In this article, we’ll cover the types of interference you’ll encounter, how it affects your transmitter and receiver, and how new technology developments in directional drill products have helped mitigate these challenges.

 

Two types of interference

 

Before you can tackle your interference problem, you need to understand the interference itself. There are two types of interference that can play tricks on your walkover locater: active and passive.

 

Active Interference – Active interference is anything that creates its own magnetic field, like tracer tone lines, underground or overhead electric power lines, two-way radios, and invisible dog fences. The rule of thumb is: if it’s conducting electricity, it’s emitting a radio frequency. Active interference causes problems with your locator when its frequency matches (or comes close to) the frequency at which you’re transmitting and receiving. When active interference is overwhelmingly strong (like in the case of a nearby power plant), its frequency can be off from yours on the spectrum but still interfere with your equipment.

 

 

Passive Interference ­– Sources of passive interference don’t create their own magnetic signal; instead, they block, distort, absorb, or weaken the signal that you’re trying to pick up. One of the most common culprits is the rebar found in reinforced concrete.

How your locator works

 

This is a good time for a quick refresher on what exactly your locator is measuring when it takes a reading before transmitting information back to the drill rig operator. According to your locater, signal strength equates to depth. Locaters simply measure the amount of signal being received. Then, based on your above-ground calibration, the locater converts “x” many counts of signal to number we are familiar with, 120 inches.

 

The bottom line: if interference affects your signal strength, you’ll notice a repercussion on your depth readings. Erratic signal strength leads to erratic depth numbers.

 

Big challenges lead to new advancements

 

In the old days of directional drill products, we would recommend dealing with the problem by getting a bigger, louder transmitter with more signal– or switching to one of the few alternate transmitter frequencies.
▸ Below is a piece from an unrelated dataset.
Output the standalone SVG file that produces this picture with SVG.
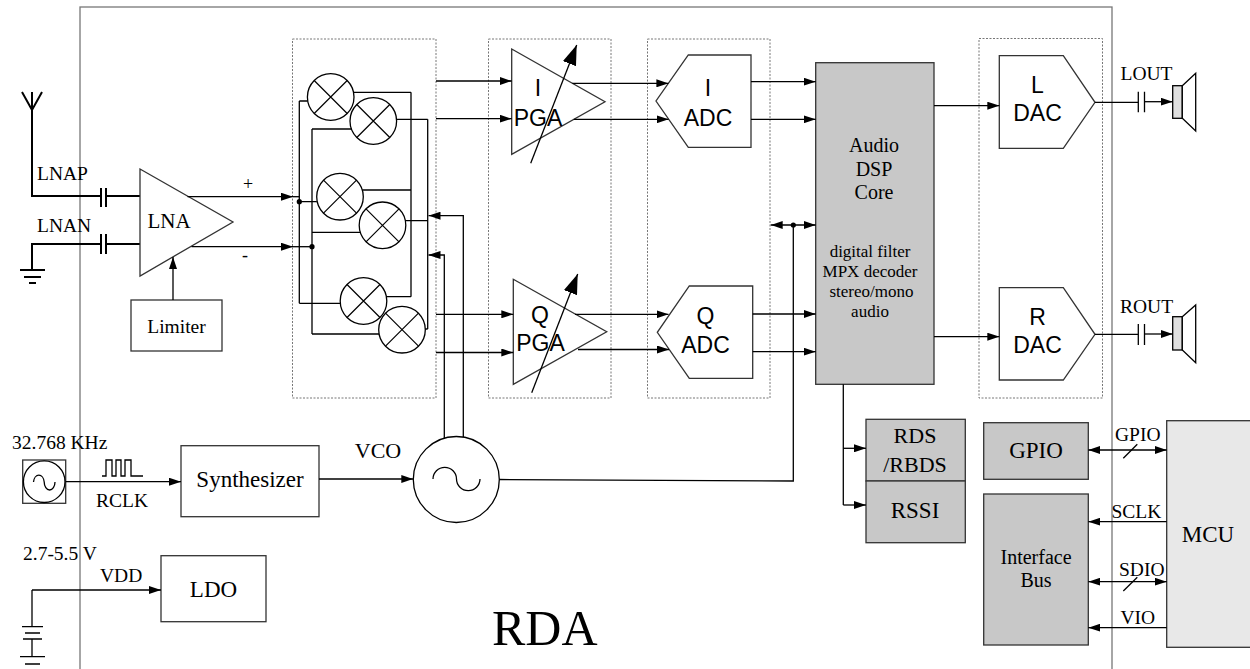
<svg xmlns="http://www.w3.org/2000/svg" width="1250" height="669" viewBox="0 0 1250 669">
<style>
.ln{fill:none;stroke:#000;stroke-width:1.3}
.th{fill:none;stroke:#000;stroke-width:2}
.bx{fill:#fff;stroke:#333;stroke-width:1.3}
.gb{fill:#c8c8c8;stroke:#333;stroke-width:1.3}
.dot{fill:none;stroke:#777;stroke-width:1;stroke-dasharray:2,1.5}
.frame{fill:none;stroke:#777;stroke-width:1.3}
.t{font-family:"Liberation Serif","Times New Roman",serif;fill:#000}
.a{font-family:"Liberation Sans",Arial,sans-serif;fill:#000}
.lb{font-size:19.5px}
.bt{font-size:23px}
.m{text-anchor:middle}
</style>
<defs>
<marker id="ah" viewBox="0 0 12 8" refX="12" refY="4" markerWidth="12" markerHeight="8" markerUnits="userSpaceOnUse" orient="auto-start-reverse"><path d="M0,0 L12,4 L0,8 z" fill="#000"/></marker>
<marker id="big" viewBox="0 0 20 14" refX="20" refY="7" markerWidth="20" markerHeight="14" markerUnits="userSpaceOnUse" orient="auto"><path d="M0,0 L20,7 L0,14 z" fill="#000"/></marker>
<g id="mx"><circle r="23.3" fill="#fff" stroke="#000" stroke-width="1.3"/><path d="M-16.5,-16.5 L16.5,16.5 M-16.5,16.5 L16.5,-16.5" stroke="#000" stroke-width="1.2"/></g>
</defs>
<rect width="1250" height="669" fill="#fff"/>

<!-- chip frame -->
<rect class="frame" x="80" y="7" width="1032" height="680"/>

<!-- dotted stage boxes -->
<rect class="dot" x="292.5" y="39" width="143.5" height="359"/>
<rect class="dot" x="488.5" y="39" width="122.5" height="359"/>
<rect class="dot" x="647.5" y="39" width="122.5" height="359"/>
<rect class="dot" x="979" y="38.5" width="123.5" height="359.5"/>

<!-- antenna & LNA inputs -->
<g id="antenna">
<path class="th" d="M22,92 L32,110 L42,92 M32,92 V196 H101 M106,196 H140"/>
<path class="th" d="M101,188 V207 M106,188 V207"/>
<text class="t lb" x="37" y="180">LNAP</text>
</g>
<g id="lnan">
<path class="th" d="M32,270 V244 H101 M106,244 H140"/>
<path class="th" d="M101,234 V254 M106,234 V254"/>
<path class="th" d="M20,270 H45 M24,277 H41 M29,283 H36"/>
<text class="t lb" x="37" y="232">LNAN</text>
</g>

<g id="lna">
<polygon class="bx" points="140,169 233,222 140,276"/>
<text class="t m" x="169" y="228" font-size="21">LNA</text>
</g>
<g id="limiter">
<rect class="bx" x="131" y="300" width="91" height="51"/>
<text class="t m" x="176.5" y="333" font-size="19.5">Limiter</text>
</g>

<!-- mixers -->
<g id="mixers">
<use href="#mx" x="330.7" y="97"/>
<use href="#mx" x="373.3" y="121"/>
<use href="#mx" x="340" y="196.7"/>
<use href="#mx" x="382.5" y="225.3"/>
<use href="#mx" x="363.5" y="301"/>
<use href="#mx" x="402" y="329.7"/>
</g>

<g id="i-pga">
<polygon class="bx" points="511.7,49 605,101.7 511.7,154.3"/>
<text class="a m" x="538" y="95.7" font-size="23">I</text>
<text class="a m" x="538" y="125.7" font-size="23">PGA</text>
<line class="ln" x1="530.7" y1="163.3" x2="576.7" y2="45" marker-end="url(#big)"/>
</g>
<g id="q-pga">
<polygon class="bx" points="513.3,279.3 606.7,331.7 513.3,384.3"/>
<text class="a m" x="540" y="323" font-size="23">Q</text>
<text class="a m" x="540.5" y="350.7" font-size="23">PGA</text>
<line class="ln" x1="531.7" y1="392.7" x2="577.7" y2="274" marker-end="url(#big)"/>
</g>
<g id="i-adc">
<polygon class="bx" points="688.3,55 751,55 751,147.3 688.3,147.3 656,101"/>
<text class="a m" x="708" y="95.7" font-size="23">I</text>
<text class="a m" x="708" y="125.7" font-size="23">ADC</text>
</g>
<g id="q-adc">
<polygon class="bx" points="689.3,286 752.7,286 752.7,378.3 689.3,378.3 657.3,332.3"/>
<text class="a m" x="705.5" y="324.3" font-size="23">Q</text>
<text class="a m" x="705.5" y="352.7" font-size="23">ADC</text>
</g>

<g id="dsp">
<rect class="gb" x="815.7" y="62.7" width="118.3" height="321.6"/>
<text class="t m" x="874" y="151.7" font-size="20">Audio</text>
<text class="t m" x="874" y="175.7" font-size="20">DSP</text>
<text class="t m" x="874" y="199.3" font-size="20">Core</text>
<text class="t m" x="870" y="256.7" font-size="17">digital filter</text>
<text class="t m" x="870" y="276.7" font-size="17">MPX decoder</text>
<text class="t m" x="871.5" y="296.7" font-size="17">stereo/mono</text>
<text class="t m" x="870" y="316.7" font-size="17">audio</text>
</g>

<g id="l-dac">
<polygon class="bx" points="999.3,55.7 1063.3,55.7 1095,102.3 1063.3,148.3 999.3,148.3"/>
<text class="a m" x="1037.5" y="93.3" font-size="23">L</text>
<text class="a m" x="1037.5" y="120.7" font-size="23">DAC</text>
</g>
<g id="r-dac">
<polygon class="bx" points="999.3,287.7 1063.3,287.7 1095,334.3 1063.3,380 999.3,380"/>
<text class="a m" x="1037.5" y="325" font-size="23">R</text>
<text class="a m" x="1037.5" y="352.7" font-size="23">DAC</text>
</g>

<g id="lout">
<path class="ln" d="M1095,102.3 H1138.3 M1138.3,91.7 V112.3 M1144.5,91.7 V112.3"/>
<rect x="1172.7" y="85.7" width="9.6" height="32.6" fill="#e0e0e0" stroke="#000" stroke-width="1.3"/>
<polygon points="1182.3,85.7 1195.7,73.3 1195.7,131 1182.3,118.3" fill="#fff" stroke="#000" stroke-width="1.3"/>
<text class="t lb" x="1120.5" y="80">LOUT</text>
</g>
<g id="rout">
<path class="ln" d="M1095,334.3 H1138.3 M1138.3,324 V345 M1144.5,324 V345"/>
<rect x="1172.7" y="316.7" width="9.6" height="33.3" fill="#e0e0e0" stroke="#000" stroke-width="1.3"/>
<polygon points="1182.3,316.7 1195.7,305 1195.7,362.7 1182.3,350" fill="#fff" stroke="#000" stroke-width="1.3"/>
<text class="t lb" x="1120" y="313.3">ROUT</text>
</g>

<g id="crystal">
<rect class="bx" x="22.7" y="460" width="43" height="43.3"/>
<circle cx="44.2" cy="481.7" r="20.8" fill="none" stroke="#000" stroke-width="1.3"/>
<path class="ln" d="M33.5,482 A5.4,8 0 0 1 44.2,482 A5.4,8 0 0 0 55,482"/>
<text class="t lb" x="12" y="449">32.768 KHz</text>
</g>
<g id="rclk-label">
<path class="ln" d="M102,476 H106 V460 H112 V476 H116 V460 H121 V476 H125 V460 H131 V476 H143"/>
<text class="t lb" x="96" y="507">RCLK</text>
</g>
<g id="synthesizer">
<rect class="bx" x="181" y="445.7" width="138" height="71"/>
<text class="t m" x="250" y="487" font-size="23">Synthesizer</text>
</g>
<g id="vco">
<circle cx="456.3" cy="479.5" r="43" fill="#fff" stroke="#000" stroke-width="1.3"/>
<path class="ln" d="M433,479 A11.7,11.5 0 0 1 456.5,479 A11.7,11.5 0 0 0 480,479"/>
<text class="t m" x="378" y="458" font-size="22">VCO</text>
</g>

<g id="vdd">
<text class="t lb" x="23" y="560">2.7-5.5 V</text>
<text class="t lb" x="100" y="581.7">VDD</text>
<path class="ln" d="M32,626 V590"/>
<path class="ln" d="M22,626.7 H43 M25,633 H40 M23,639 H42 M32,639 V657 M20,656.7 H45 M25,664 H40"/>
</g>
<g id="ldo">
<rect class="bx" x="161" y="555.7" width="105" height="66"/>
<text class="t m" x="213.5" y="597" font-size="23">LDO</text>
</g>

<g id="rds">
<rect class="gb" x="866" y="419.3" width="99.3" height="61.7"/>
<text class="t m" x="915" y="443.3" font-size="22">RDS</text>
<text class="t m" x="915" y="471.7" font-size="22">/RBDS</text>
</g>
<g id="rssi">
<rect class="gb" x="866" y="481" width="99.3" height="61.7"/>
<text class="t m" x="915" y="518.3" font-size="23">RSSI</text>
</g>
<g id="gpio">
<rect class="gb" x="983.7" y="422.7" width="104.6" height="56.6"/>
<text class="t m" x="1036" y="458.3" font-size="23">GPIO</text>
</g>
<g id="interface-bus">
<rect class="gb" x="983.7" y="494" width="104.6" height="151"/>
<text class="t m" x="1036" y="564.3" font-size="20">Interface</text>
<text class="t m" x="1036" y="587.3" font-size="20">Bus</text>
</g>
<g id="mcu">
<rect x="1166.7" y="420.7" width="100" height="226.6" fill="#e8e8e8" stroke="#333" stroke-width="1.3"/>
<text class="t" x="1181.7" y="541.7" font-size="23">MCU</text>
</g>

<text class="t" x="492" y="645" font-size="50">RDA</text>

<!-- connectors -->
<g id="connectors">
<!-- LNA -->
<text class="t" x="248" y="190" font-size="18" text-anchor="middle">+</text>
<text class="t" x="245" y="261" font-size="18" text-anchor="middle">-</text>
<line class="ln" x1="187.5" y1="196.7" x2="293" y2="196.7" marker-end="url(#ah)"/>
<line class="ln" x1="293" y1="196.7" x2="299.3" y2="196.7"/>
<line class="ln" x1="191.5" y1="246.7" x2="293" y2="246.7" marker-end="url(#ah)"/>
<line class="ln" x1="293" y1="246.7" x2="312" y2="246.7"/>
<line class="ln" x1="173" y1="300" x2="173" y2="257" marker-end="url(#ah)"/>
<!-- mixer wiring -->
<path class="ln" d="M299.3,101 V303.3 M299.3,101 H307.5 M299.3,201.7 H316.8 M299.3,303.3 H340.3"/>
<path class="ln" d="M312,129 V334 M312,129 H351.4 M312,232.3 H360.3 M312,334 H379.1"/>
<path class="ln" d="M411,92.3 V296.7 M353.5,92.3 H411 M362.3,190 H411 M386.4,296.7 H411"/>
<path class="ln" d="M427.7,119.3 V329 M396.5,119.3 H427.7 M405.3,220.7 H427.7 M425.3,329 H427.7"/>
<circle cx="299.3" cy="201.7" r="2.6" fill="#000"/>
<circle cx="312" cy="246.7" r="2.6" fill="#000"/>
<!-- LO -->
<path class="ln" d="M463.3,437.1 V215.7 H428.5" marker-end="url(#ah)"/>
<path class="ln" d="M444.3,438.2 V255 H428.5" marker-end="url(#ah)"/>
<!-- mixer to PGA -->
<line class="ln" x1="436" y1="81" x2="511.7" y2="81" marker-end="url(#ah)"/>
<line class="ln" x1="436" y1="118.7" x2="511.7" y2="118.7" marker-end="url(#ah)"/>
<line class="ln" x1="436" y1="314.3" x2="513.3" y2="314.3" marker-end="url(#ah)"/>
<line class="ln" x1="436" y1="352.5" x2="513.3" y2="352.5" marker-end="url(#ah)"/>
<!-- PGA to ADC -->
<line class="ln" x1="572.4" y1="83.3" x2="668.4" y2="83.3" marker-end="url(#ah)"/>
<line class="ln" x1="573.8" y1="119.3" x2="668.6" y2="119.3" marker-end="url(#ah)"/>
<line class="ln" x1="575" y1="314.3" x2="668.5" y2="314.3" marker-end="url(#ah)"/>
<line class="ln" x1="578" y1="349.5" x2="669" y2="349.5" marker-end="url(#ah)"/>
<!-- ADC to DSP -->
<line class="ln" x1="751" y1="81.7" x2="815.7" y2="81.7" marker-end="url(#ah)"/>
<line class="ln" x1="751" y1="119.3" x2="815.7" y2="119.3" marker-end="url(#ah)"/>
<line class="ln" x1="752.7" y1="314" x2="815.7" y2="314" marker-end="url(#ah)"/>
<line class="ln" x1="752.7" y1="351.7" x2="815.7" y2="351.7" marker-end="url(#ah)"/>
<!-- VCO to DSP -->
<line class="ln" x1="770.7" y1="225" x2="815.7" y2="225" marker-start="url(#ah)" marker-end="url(#ah)"/>
<circle cx="793.3" cy="225" r="2.6" fill="#000"/>
<path class="ln" d="M499.3,479.5 L793.3,481 V225"/>
<!-- DSP to DAC -->
<line class="ln" x1="934" y1="105.7" x2="999.3" y2="105.7" marker-end="url(#ah)"/>
<line class="ln" x1="934" y1="336.7" x2="999.3" y2="336.7" marker-end="url(#ah)"/>
<!-- DAC to speakers -->
<line class="ln" x1="1144.5" y1="101.7" x2="1172.7" y2="101.7" marker-end="url(#ah)"/>
<line class="ln" x1="1144.5" y1="334" x2="1172.7" y2="334" marker-end="url(#ah)"/>
<!-- clock / synth -->
<line class="ln" x1="65.7" y1="481.7" x2="181" y2="481.7" marker-end="url(#ah)"/>
<line class="ln" x1="319" y1="479" x2="413.3" y2="479" marker-end="url(#ah)"/>
<!-- VDD -->
<path class="ln" d="M32,590 H161" marker-end="url(#ah)"/>
<!-- DSP to RDS/RSSI -->
<path class="ln" d="M843.3,384.3 V505"/>
<line class="ln" x1="843.3" y1="448.3" x2="866" y2="448.3" marker-end="url(#ah)"/>
<line class="ln" x1="843.3" y1="505" x2="866" y2="505" marker-end="url(#ah)"/>
<!-- MCU buses -->
<line class="ln" x1="1088.3" y1="450" x2="1166.7" y2="450" marker-start="url(#ah)" marker-end="url(#ah)"/>
<line class="ln" x1="1123.3" y1="458.3" x2="1137.3" y2="444.3"/>
<text class="t lb" x="1115" y="441">GPIO</text>
<line class="ln" x1="1166.7" y1="521.7" x2="1088.3" y2="521.7" marker-end="url(#ah)"/>
<text class="t lb" x="1111.5" y="518.3">SCLK</text>
<line class="ln" x1="1088.3" y1="581.7" x2="1166.7" y2="581.7" marker-start="url(#ah)" marker-end="url(#ah)"/>
<line class="ln" x1="1123.3" y1="591" x2="1137.3" y2="577.3"/>
<text class="t lb" x="1119" y="576">SDIO</text>
<line class="ln" x1="1166.7" y1="627.7" x2="1088.3" y2="627.7" marker-end="url(#ah)"/>
<text class="t lb" x="1120.5" y="624.3">VIO</text>
</g>
</svg>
This solved some of the interference problems, but contractors would still struggle on many drill sites. Massive amounts of active and passive interference sources overwhelmed the best equipment offered by the industry leaders. Ultimately, these challenges opened the door to extensive R&D that has now benefitted the entire HDD industry.

 

Active interference meets its match: The Falcon F5

 

To mitigate the interference problem, DCI engineers developed a single transmitter that has the ability to broadcast anywhere in the range, from <4.5 kHz up to 45 kHz. The Digitrak Falcon F5 breaks this spectrum down into 9 different bands.

 

 

To find the least interfered with (or cleanest) frequencies, the operator puts the handheld receiver into frequency optimization mode. The receiver runs a 10-second scan in the environment where drilling is set to occur. At the end of the scan, a graphic appears on the display that shows the noise level of each frequency band. Operators easily identify the bands with the least interference.

 

The Falcon F5 enables the operator to select two of the least noisy bands on the receiver. The primary can be locked into the “up” mode. The “down” mode can be set to the next lowest noise-free band or selected with a specific portion of the drill path in mind. When the transmitter is paired to the handheld receiver, the receiver becomes programmed to listen to those specific frequencies, not unlike pre-set function on a car radio. Once underground, the operator can switch between the “up” and “down” frequencies without having to trip out.  Frequency Optimizing can be conducted on each drill site, so drill crews always use the most appropriate frequency, every shot, every day.

 

Passive interference is no match for Falcon Rebar

 

We also discovered a method of overcoming the problem of passive interference. The lower the frequency scale, the better a locator is able to overcome the negative effects of passive interference sources. Falcon Rebar transmitters can broadcast at Sub-k frequencies–less than 1kHz–to deal with interference resulting from rebar, mesh, chain link, etc.

 

In Rebar mode, Falcon systems transmit and receive signal on 6 bands: 3 wide and 3 skinny Sub-k bands. There is a depth tradeoff when broadcasting at these ultra-low frequencies, but for most jobs, the range usually exceeds the required depth. The improved accuracy in spots with high passive interference improves productivity unlike anything ever offered by Locator or Tracker manufacturers.

 

Identifying and dealing with sources of interference is a part of any HDD job. But with the right knowledge and superior technology, you can tackle even the toughest drilling challenge with accuracy and keep production on schedule.

 

Contact the directional drill product experts at Melfred Borzall to get the right tools for your next job.

 

Mark Gallucci is General Manager of In-House Customer Service Group/Training Manager at

Digital Control Inc., manufacturers of the best-selling HDD locators on the market, including the new F5 Falcon system.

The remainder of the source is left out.